I am looking for subs to handle over 143Speedway gas stations, apartments, and other commercial properties. Reply with your service area, equipment , and asking wage. Thanks!


----------



## FFD133 (Nov 10, 2003)

*bus*

possible southside work (beech grove, southport, greenwood, franklin township). What do you pay for V's and straights, and for throwing salt? THanks. Scott


----------



## Aaron36 (Dec 19, 2006)

I didn't know if you needed help w/ any of the sidewalks / etc...at your commercial accounts. My equipment consists of snow blower, atv w/ plow, and salt spreader. I am focusing on work in the north side area...such as in and around the Castleton area. Feel free to contact me if you think I could be of some use at your properties, (317) 306-5296. Thanks!


----------



## FFD133 (Nov 10, 2003)

Aaron, do you have a truck with a plow, or just the atv????


----------



## Aaron36 (Dec 19, 2006)

Hey Scott, unfortunately I only have the atv w/ plow and snowblower. I've done residential the past couple years w/ the atv and recently purchased the snowblower. I may look into getting a truck/plow combination next season. 
Are you based out of the Greenwood area?


----------



## FFD133 (Nov 10, 2003)

mainly beech grove, franklin township, perry township. If you end up getting a truck and plow, give me a shout if you want some work.


----------



## NeoThoR (Dec 13, 2006)

I know you had 1 guy with an ATV already ask you..
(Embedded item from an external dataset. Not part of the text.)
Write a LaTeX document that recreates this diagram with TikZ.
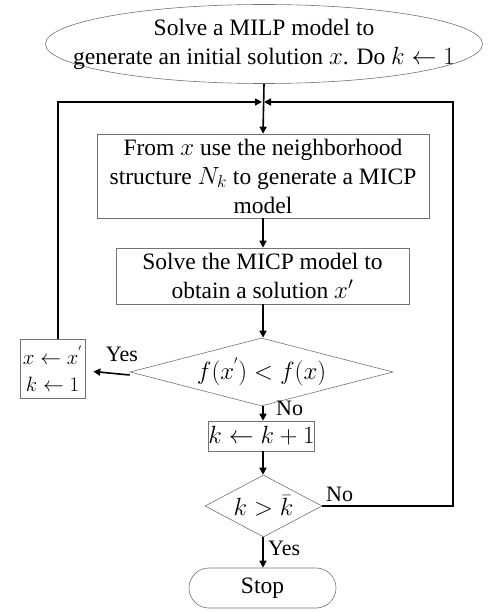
\documentclass[tikz,border=0pt]{standalone}
\usepackage{fontspec}
\setmainfont{Liberation Serif}
\usetikzlibrary{shapes.geometric,arrows.meta}
\tikzset{
  box/.style={draw=black!55, line width=0.6pt, align=center, inner sep=0pt},
  txt/.style={align=center, inner sep=0pt},
  conn/.style={line width=1.6pt, -{Triangle[length=7pt,width=7pt]}},
  lbl/.style={inner sep=0pt, font=\fontsize{22}{24}\selectfont}
}
\begin{document}
\begin{tikzpicture}[x=1pt,y=-1pt, font=\fontsize{23.5}{29}\selectfont]
\useasboundingbox (0,0) rectangle (487,612);
\node[box, ellipse, minimum width=437pt, minimum height=79pt] (start) at (264,44) {};
\node[txt] (startt) at (start) {Solve a MILP model to\\ generate an initial solution $x$. Do $k\leftarrow 1$};
\node[box, minimum width=332pt, minimum height=84pt] (b1) at (263,176)
  {From $x$ use the neighborhood\\ structure $N_k$ to generate a MICP\\ model};
\node[box, minimum width=293pt, minimum height=56pt] (b2) at (262.5,276)
  {Solve the MICP model to\\ obtain a solution $x'$};
\node[box, diamond, minimum width=263pt, minimum height=68pt] (d1) at (261.5,372) {};
\node[txt] (d1t) at (d1) {$f\big(x^{'}\big) < f(x)$};
\node[box, minimum width=65pt, minimum height=59pt, font=\fontsize{20.5}{27}\selectfont] (upd) at (52.5,368.5)
  {$x\leftarrow x^{'}$\\ $k\leftarrow 1$};
\node[box, minimum width=103pt, minimum height=30pt] (inc) at (261.5,436)
  {$k\leftarrow k+1$};
\node[box, diamond, minimum width=117pt, minimum height=62pt] (d2) at (263.5,506) {};
\node[txt] (d2t) at (d2) {$k>\bar{k}$};
\node[box, rounded corners=20pt, minimum width=147pt, minimum height=40pt] (stop) at (262.5,588)
  {Stop};
\coordinate (j) at (263,102);
\coordinate (rj) at (453,102);
\draw[conn] (start.south) -- (b1.north);
\draw[conn] ([xshift=5.5pt]upd.north) |- ([xshift=-1pt]j);
\draw[conn] (d2.east) -| (rj) -- ([xshift=1pt]j);
\draw[conn] (b1.south -| j) -- (b2.north -| j);
\draw[conn] (b2.south -| j) -- (d1.north -| j);
\draw[conn] ([yshift=-3pt]d1.west) -- ([xshift=8pt,yshift=-3pt]upd.east);
\draw[conn] (d1.south -| j) -- (inc.north -| j);
\draw[conn] (inc.south -| j) -- (d2.north -| j);
\draw[conn] (d2.south -| j) -- (stop.north -| j);
\node[lbl, anchor=south] (yes1) at (122,362) {Yes};
\node[lbl, anchor=west] (no1) at (276,408) {No};
\node[lbl, anchor=west] (no2) at (326,494) {No};
\node[lbl, anchor=west] (yes2) at (268,548) {Yes};
\end{tikzpicture}
\end{document}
But I have me and my cousin who already do sub contracts.

We have 2 ATV's with plows and salt spreaders.

We, of course, cannot do large lots. But if you need help with sidewalks and/or smaller business lots. We'd be available for you.
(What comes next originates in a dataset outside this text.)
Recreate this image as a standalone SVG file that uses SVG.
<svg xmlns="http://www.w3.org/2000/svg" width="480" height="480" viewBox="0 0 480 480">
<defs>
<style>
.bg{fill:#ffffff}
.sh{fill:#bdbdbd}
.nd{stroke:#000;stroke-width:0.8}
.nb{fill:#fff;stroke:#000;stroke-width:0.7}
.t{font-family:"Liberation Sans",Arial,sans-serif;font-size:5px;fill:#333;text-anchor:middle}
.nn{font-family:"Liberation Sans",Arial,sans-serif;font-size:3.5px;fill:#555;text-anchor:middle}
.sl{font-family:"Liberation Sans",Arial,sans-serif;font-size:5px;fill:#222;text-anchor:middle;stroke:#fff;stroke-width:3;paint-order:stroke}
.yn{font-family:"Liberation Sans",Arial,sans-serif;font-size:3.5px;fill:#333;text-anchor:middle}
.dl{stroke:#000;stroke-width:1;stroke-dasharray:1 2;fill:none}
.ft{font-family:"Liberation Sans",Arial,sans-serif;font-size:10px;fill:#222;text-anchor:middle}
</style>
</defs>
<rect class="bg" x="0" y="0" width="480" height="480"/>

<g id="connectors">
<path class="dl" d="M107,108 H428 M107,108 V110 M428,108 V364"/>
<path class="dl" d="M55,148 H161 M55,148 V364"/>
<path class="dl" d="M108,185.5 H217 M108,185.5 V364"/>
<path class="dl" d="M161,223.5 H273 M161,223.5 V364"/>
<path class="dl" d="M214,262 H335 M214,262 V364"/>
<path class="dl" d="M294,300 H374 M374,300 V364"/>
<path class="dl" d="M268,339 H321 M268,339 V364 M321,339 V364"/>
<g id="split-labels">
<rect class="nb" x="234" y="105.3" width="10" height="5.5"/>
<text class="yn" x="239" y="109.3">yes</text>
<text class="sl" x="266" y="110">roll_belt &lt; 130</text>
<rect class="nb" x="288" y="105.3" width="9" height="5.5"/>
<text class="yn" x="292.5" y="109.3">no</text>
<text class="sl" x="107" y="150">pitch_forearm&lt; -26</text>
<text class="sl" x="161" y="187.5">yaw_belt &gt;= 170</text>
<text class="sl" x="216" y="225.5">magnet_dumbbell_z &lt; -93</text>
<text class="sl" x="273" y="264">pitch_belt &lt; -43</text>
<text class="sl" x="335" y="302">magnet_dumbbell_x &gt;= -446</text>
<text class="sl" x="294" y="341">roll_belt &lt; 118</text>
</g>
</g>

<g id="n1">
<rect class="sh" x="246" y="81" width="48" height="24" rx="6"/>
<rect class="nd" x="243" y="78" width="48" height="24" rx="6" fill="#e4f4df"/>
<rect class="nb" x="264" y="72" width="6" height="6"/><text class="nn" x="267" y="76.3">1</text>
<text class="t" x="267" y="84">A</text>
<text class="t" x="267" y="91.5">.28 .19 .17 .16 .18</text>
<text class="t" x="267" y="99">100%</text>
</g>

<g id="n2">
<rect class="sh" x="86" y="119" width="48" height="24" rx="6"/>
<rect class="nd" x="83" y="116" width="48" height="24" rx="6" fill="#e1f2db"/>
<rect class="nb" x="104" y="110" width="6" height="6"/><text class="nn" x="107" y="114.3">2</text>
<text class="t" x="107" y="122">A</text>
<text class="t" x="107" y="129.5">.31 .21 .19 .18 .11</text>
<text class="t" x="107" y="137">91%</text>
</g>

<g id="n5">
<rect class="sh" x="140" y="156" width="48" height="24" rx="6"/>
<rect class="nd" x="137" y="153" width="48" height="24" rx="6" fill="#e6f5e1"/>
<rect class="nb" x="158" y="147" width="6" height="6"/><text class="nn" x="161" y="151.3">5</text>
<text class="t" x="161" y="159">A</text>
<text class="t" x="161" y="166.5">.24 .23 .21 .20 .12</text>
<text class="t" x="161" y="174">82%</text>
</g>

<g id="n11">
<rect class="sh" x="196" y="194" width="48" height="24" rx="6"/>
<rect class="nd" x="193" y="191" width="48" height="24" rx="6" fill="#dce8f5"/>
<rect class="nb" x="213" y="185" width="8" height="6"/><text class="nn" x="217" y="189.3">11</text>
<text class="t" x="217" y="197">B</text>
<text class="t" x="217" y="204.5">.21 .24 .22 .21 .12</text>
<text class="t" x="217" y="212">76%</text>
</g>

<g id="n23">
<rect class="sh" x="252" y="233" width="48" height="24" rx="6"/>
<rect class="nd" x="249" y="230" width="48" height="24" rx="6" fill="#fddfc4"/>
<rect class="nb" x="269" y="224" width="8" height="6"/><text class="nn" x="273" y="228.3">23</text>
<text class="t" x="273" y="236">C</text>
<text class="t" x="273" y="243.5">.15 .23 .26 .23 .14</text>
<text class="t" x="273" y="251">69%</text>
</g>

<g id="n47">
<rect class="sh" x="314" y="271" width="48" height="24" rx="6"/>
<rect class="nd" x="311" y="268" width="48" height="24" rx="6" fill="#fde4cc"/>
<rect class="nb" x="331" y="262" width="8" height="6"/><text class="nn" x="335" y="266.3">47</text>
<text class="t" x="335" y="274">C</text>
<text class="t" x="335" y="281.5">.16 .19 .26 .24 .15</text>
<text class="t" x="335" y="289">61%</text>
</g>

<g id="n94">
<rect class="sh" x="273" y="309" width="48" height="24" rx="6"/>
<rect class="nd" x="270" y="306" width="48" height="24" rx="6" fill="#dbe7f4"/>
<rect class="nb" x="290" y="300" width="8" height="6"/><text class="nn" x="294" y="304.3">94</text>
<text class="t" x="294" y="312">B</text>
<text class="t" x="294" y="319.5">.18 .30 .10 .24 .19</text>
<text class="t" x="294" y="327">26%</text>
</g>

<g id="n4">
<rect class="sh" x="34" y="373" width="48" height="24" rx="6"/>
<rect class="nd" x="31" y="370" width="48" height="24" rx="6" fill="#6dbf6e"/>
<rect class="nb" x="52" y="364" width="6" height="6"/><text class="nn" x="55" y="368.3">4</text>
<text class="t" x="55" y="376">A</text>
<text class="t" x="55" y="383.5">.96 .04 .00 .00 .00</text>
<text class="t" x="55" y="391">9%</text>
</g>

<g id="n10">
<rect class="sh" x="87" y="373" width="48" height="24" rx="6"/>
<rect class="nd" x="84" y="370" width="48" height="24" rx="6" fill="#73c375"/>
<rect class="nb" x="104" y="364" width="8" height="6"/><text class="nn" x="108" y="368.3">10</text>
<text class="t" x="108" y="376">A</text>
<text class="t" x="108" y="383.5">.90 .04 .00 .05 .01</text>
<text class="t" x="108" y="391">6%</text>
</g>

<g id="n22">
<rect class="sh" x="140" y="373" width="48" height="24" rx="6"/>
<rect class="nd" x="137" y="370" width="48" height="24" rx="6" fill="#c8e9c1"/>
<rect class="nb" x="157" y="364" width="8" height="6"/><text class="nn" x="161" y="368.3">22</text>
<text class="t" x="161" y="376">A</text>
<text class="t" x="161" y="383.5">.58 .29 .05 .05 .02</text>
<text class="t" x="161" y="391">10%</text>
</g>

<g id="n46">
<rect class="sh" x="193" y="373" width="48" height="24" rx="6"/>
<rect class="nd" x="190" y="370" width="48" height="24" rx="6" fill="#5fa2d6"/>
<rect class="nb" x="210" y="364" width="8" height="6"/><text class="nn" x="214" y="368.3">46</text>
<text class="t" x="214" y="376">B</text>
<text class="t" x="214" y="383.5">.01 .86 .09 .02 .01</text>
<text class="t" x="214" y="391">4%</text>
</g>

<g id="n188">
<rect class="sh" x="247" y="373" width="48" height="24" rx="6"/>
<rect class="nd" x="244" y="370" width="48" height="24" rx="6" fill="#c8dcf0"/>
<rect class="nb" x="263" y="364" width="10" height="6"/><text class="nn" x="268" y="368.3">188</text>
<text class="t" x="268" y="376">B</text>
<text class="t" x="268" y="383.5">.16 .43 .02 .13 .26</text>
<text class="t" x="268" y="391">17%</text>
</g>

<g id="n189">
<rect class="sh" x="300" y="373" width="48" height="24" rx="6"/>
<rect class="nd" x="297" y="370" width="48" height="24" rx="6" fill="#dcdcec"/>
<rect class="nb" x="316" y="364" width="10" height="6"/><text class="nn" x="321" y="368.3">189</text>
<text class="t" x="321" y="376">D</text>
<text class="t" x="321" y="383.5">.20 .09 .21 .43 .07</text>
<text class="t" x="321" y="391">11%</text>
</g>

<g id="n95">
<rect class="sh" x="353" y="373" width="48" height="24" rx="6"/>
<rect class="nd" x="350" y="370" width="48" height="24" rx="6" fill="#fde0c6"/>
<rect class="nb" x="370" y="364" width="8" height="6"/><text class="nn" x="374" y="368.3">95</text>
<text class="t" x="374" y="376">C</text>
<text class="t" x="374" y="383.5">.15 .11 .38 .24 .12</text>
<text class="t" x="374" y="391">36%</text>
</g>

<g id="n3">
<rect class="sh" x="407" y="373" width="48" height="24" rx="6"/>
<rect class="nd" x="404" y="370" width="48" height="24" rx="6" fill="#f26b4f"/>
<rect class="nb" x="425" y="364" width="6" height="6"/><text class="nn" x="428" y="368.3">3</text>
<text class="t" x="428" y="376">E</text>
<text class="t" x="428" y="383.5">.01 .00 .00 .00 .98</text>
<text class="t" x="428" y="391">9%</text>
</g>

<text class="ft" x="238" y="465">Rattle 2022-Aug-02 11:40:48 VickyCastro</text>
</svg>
Just LMK.. if you think email would be a better way of communication .. Since you can't send messages here.

my email is [email protected]


----------



## Aaron36 (Dec 19, 2006)

Hey Scott, thanks for the opportunity for work. I will definately take you up on the offer when I get a truck and plow. I have a light duty 4x4 Chevy Colorado I'm trying to sell at this time in order to get a 2500HD. The Colorado did great this year for pulling the trailer and mowers, as well as material for landscape jobs. However, it's just not the truck to have if I'm planning to do snow removal. Though they do have plows available to fit the Colorado, I'd rather just sell it before "tearing" it up on plowing snow and get something more suitable.
Thanks again for your help, hope to talk to you soon. 

Green Season Lawnscape, LLC
(317) 306-5296


----------



## Aaron36 (Dec 19, 2006)

I forgot to tell everyone Merry Xmas! Have a great holiday and an excellent new year! Let's pray for snow!!!
Thanks again Scott,


----------